Indexing is the process by which search engines store and organize information about web pages after they have been crawled. Once a page is indexed, it becomes eligible to appear in search engine results for relevant queries. If a page is not indexed, it will not show up in search results regardless of its content quality.

For example, a new blog post may be crawled by Googlebot and then added to Google’s index. Only after this step can users discover it when searching for related terms.

Advanced

Indexing relies on search engines processing the HTML, structured data, and media of a page to understand its purpose and relevance. Google evaluates signals such as canonical tags, meta robots directives, and noindex tags to decide if a page should be included. Factors like duplicate content, low-quality pages, or blocked resources may prevent indexing.

Advanced management of indexing involves using tools such as Google Search Console to monitor index coverage, submitting XML sitemaps for discovery, and analyzing server log files for crawl behavior. For very large websites, optimizing crawl budget and ensuring priority pages are indexable is critical.
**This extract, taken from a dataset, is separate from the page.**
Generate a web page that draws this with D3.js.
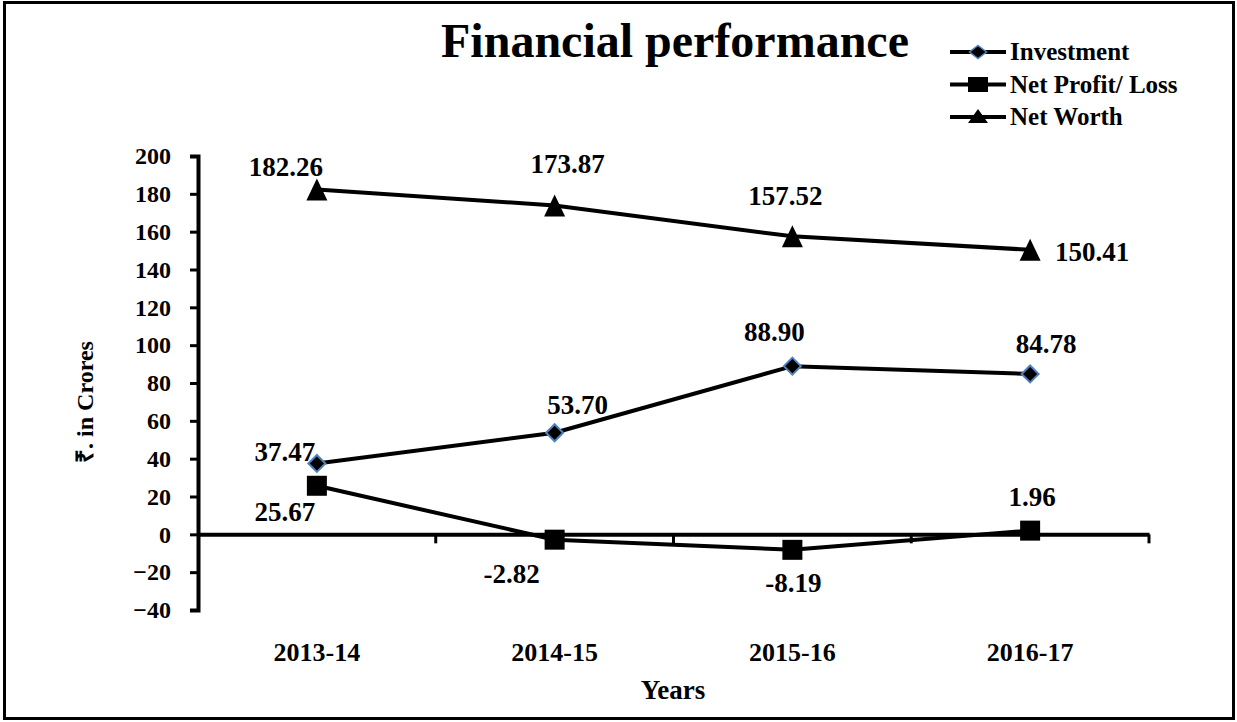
<!DOCTYPE html>
<html>
<head>
<meta charset="utf-8">
<script src="https://cdn.jsdelivr.net/npm/d3@7"></script>
<style>
  body { margin: 0; background: #fff; }
  text { font-family: "Liberation Serif", "Times New Roman", serif; font-weight: bold; fill: #000; }
</style>
</head>
<body>
<div id="plot"></div>
<script>
// chart data
var years = ["2013-14", "2014-15", "2015-16", "2016-17"];
var investment = [37.47, 53.70, 88.90, 84.78];
var netProfit = [25.67, -2.82, -8.19, 1.96];
var netWorth = [182.26, 173.87, 157.52, 150.41];
var yTicks = [-40, -20, 0, 20, 40, 60, 80, 100, 120, 140, 160, 180, 200];
var legendNames = ["Investment", "Net Profit/ Loss", "Net Worth"];

const W = 1237, H = 722;
const margin = {top: 156, right: 88, bottom: 112, left: 198},
    width = W - margin.left - margin.right,
    height = H - margin.top - margin.bottom;

var svg = d3.select("div#plot")
  .append("svg")
    .attr("width", W)
    .attr("height", H);

// outer frame
svg.append("rect")
  .attr("x", 4.5).attr("y", 2.5)
  .attr("width", W - 8).attr("height", H - 6)
  .attr("fill", "none").attr("stroke", "#000").attr("stroke-width", 3);

var g = svg.append("g")
  .attr("transform", "translate(" + margin.left + "," + margin.top + ")");

var x = d3.scaleBand().domain(years).range([0, width]);
var y = d3.scaleLinear().domain([-40, 200]).range([height, 0]);

// y axis
var yAxis = g.append("g")
  .call(d3.axisLeft(y).tickValues(yTicks).tickSize(8).tickSizeOuter(8).tickPadding(19));
yAxis.select(".domain").attr("stroke-width", 4);
yAxis.selectAll(".tick line").attr("stroke-width", 3);
yAxis.selectAll("text").style("font-size", "24px");

// x axis along zero line
var xAxis = g.append("g")
  .attr("transform", "translate(0," + y(0) + ")")
  .call(d3.axisBottom(x).tickSize(0).tickSizeOuter(0).tickFormat(""));
xAxis.select(".domain").attr("stroke-width", 4);
// boundary ticks between categories
g.selectAll(".xtick")
  .data(years)
  .enter().append("line")
    .attr("x1", d => x(d) + x.bandwidth())
    .attr("x2", d => x(d) + x.bandwidth())
    .attr("y1", y(0))
    .attr("y2", y(0) + 9)
    .attr("stroke", "#000").attr("stroke-width", 3);

// category labels
g.selectAll(".cat")
  .data(years)
  .enter().append("text")
    .attr("x", d => x(d) + x.bandwidth() / 2)
    .attr("y", height + 51)
    .attr("text-anchor", "middle")
    .style("font-size", "26px")
    .text(d => d);

var cx = function(i) { return x(years[i]) + x.bandwidth() / 2; };

var line = d3.line()
  .x((d, i) => cx(i))
  .y(d => y(d));

[investment, netProfit, netWorth].forEach(function(s) {
  g.append("path")
    .datum(s)
    .attr("fill", "none")
    .attr("stroke", "#000")
    .attr("stroke-width", 4)
    .attr("d", line);
});

// marker shapes (w x h boxes centred on the point)
function diamondPath(w, h) {
  var p = d3.path();
  p.moveTo(0, -h / 2); p.lineTo(w / 2, 0); p.lineTo(0, h / 2); p.lineTo(-w / 2, 0); p.closePath();
  return p.toString();
}
function squarePath(w, h) {
  var p = d3.path();
  p.rect(-w / 2, -h / 2, w, h);
  return p.toString();
}
function trianglePath(w, h) {
  var p = d3.path();
  p.moveTo(0, -h / 2); p.lineTo(w / 2, h / 2); p.lineTo(-w / 2, h / 2); p.closePath();
  return p.toString();
}

g.selectAll(".inv").data(investment).enter().append("path")
  .attr("d", diamondPath(17, 17))
  .attr("transform", (d, i) => "translate(" + cx(i) + "," + y(d) + ")")
  .attr("fill", "#000").attr("stroke", "#4f81bd").attr("stroke-width", 2);
g.selectAll(".np").data(netProfit).enter().append("path")
  .attr("d", squarePath(20, 20))
  .attr("transform", (d, i) => "translate(" + cx(i) + "," + y(d) + ")")
  .attr("fill", "#000");
g.selectAll(".nw").data(netWorth).enter().append("path")
  .attr("d", trianglePath(21, 22))
  .attr("transform", (d, i) => "translate(" + cx(i) + "," + y(d) + ")")
  .attr("fill", "#000");

// data labels: offsets per point
var invOff = [[-32, -11], [23, -28], [-18, -34], [16, -30]];
var npOff = [[-32, 26], [-43, 34], [1, 33], [2, -34]];
var nwOff = [[-31, -22], [13, -41], [-7, -40], [62, 2]];

function labels(vals, offs) {
  g.selectAll(null).data(vals).enter().append("text")
    .attr("x", (d, i) => cx(i) + offs[i][0])
    .attr("y", (d, i) => y(d) + offs[i][1])
    .attr("text-anchor", "middle")
    .attr("dy", "0.33em")
    .style("font-size", "27px")
    .text(d => d.toFixed(2));
}
labels(investment, invOff);
labels(netProfit, npOff);
labels(netWorth, nwOff);

// axis titles
svg.append("text")
  .attr("x", 673)
  .attr("y", 699)
  .attr("text-anchor", "middle")
  .style("font-size", "27px")
  .text("Years");

svg.append("text")
  .attr("transform", "translate(93,402) rotate(-90)")
  .attr("text-anchor", "middle")
  .style("font-size", "24px")
  .text("₹. in Crores");

// title
svg.append("text")
  .attr("x", 675)
  .attr("y", 57)
  .attr("text-anchor", "middle")
  .style("font-size", "48px")
  .text("Financial performance");

// legend
var legendSyms = [diamondPath(17, 13), squarePath(20, 15), trianglePath(20, 14)];
var lg = svg.append("g").attr("transform", "translate(950,52)");
legendNames.forEach(function(name, i) {
  var row = lg.append("g").attr("transform", "translate(0," + (i * 32.5) + ")");
  row.append("line").attr("x1", 0).attr("x2", 56).attr("y1", 0).attr("y2", 0)
    .attr("stroke", "#000").attr("stroke-width", 4);
  var sym = row.append("path")
    .attr("transform", "translate(28," + (i === 2 ? -1 : 0) + ")")
    .attr("d", legendSyms[i])
    .attr("fill", "#000");
  if (i === 0) sym.attr("stroke", "#4f81bd").attr("stroke-width", 1.5);
  row.append("text")
    .attr("x", 60).attr("y", 0).attr("dy", "0.33em")
    .style("font-size", "25px")
    .text(name);
});
</script>
</body>
</html>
Structured data, hreflang for international sites, and mobile-first design also influence indexing efficiency.

Why it matters

  • Ensures that content can appear in search results.
  • Helps businesses track visibility and discoverability.
  • Highlights technical or content barriers affecting performance.
  • Supports SEO growth by making new content findable quickly.

Use cases

  • Submitting a sitemap to speed up indexing of new pages.
  • Using URL inspection in Search Console to check index status.
  • Applying canonical tags to avoid duplicate indexation.
  • Managing international pages with hreflang attributes.

Metrics

  • Number of indexed versus submitted pages in Search Console.
  • Index coverage reports showing errors and warnings.
  • Time taken for new content to appear in results.
  • Ratio of indexed to total crawlable URLs.

Issues

  • Pages not appearing in search due to noindex directives.
  • Duplicate content preventing proper indexing of preferred pages.
  • Blocked resources in robots.txt disrupting indexing.
  • Slow indexing for large sites without optimized crawl signals.

Example

An online retailer adds 1,000 new product pages but notices they are missing from search results. After reviewing Search Console, the team discovers a misconfigured noindex tag applied during development. Once corrected, the pages are indexed and begin ranking for relevant queries.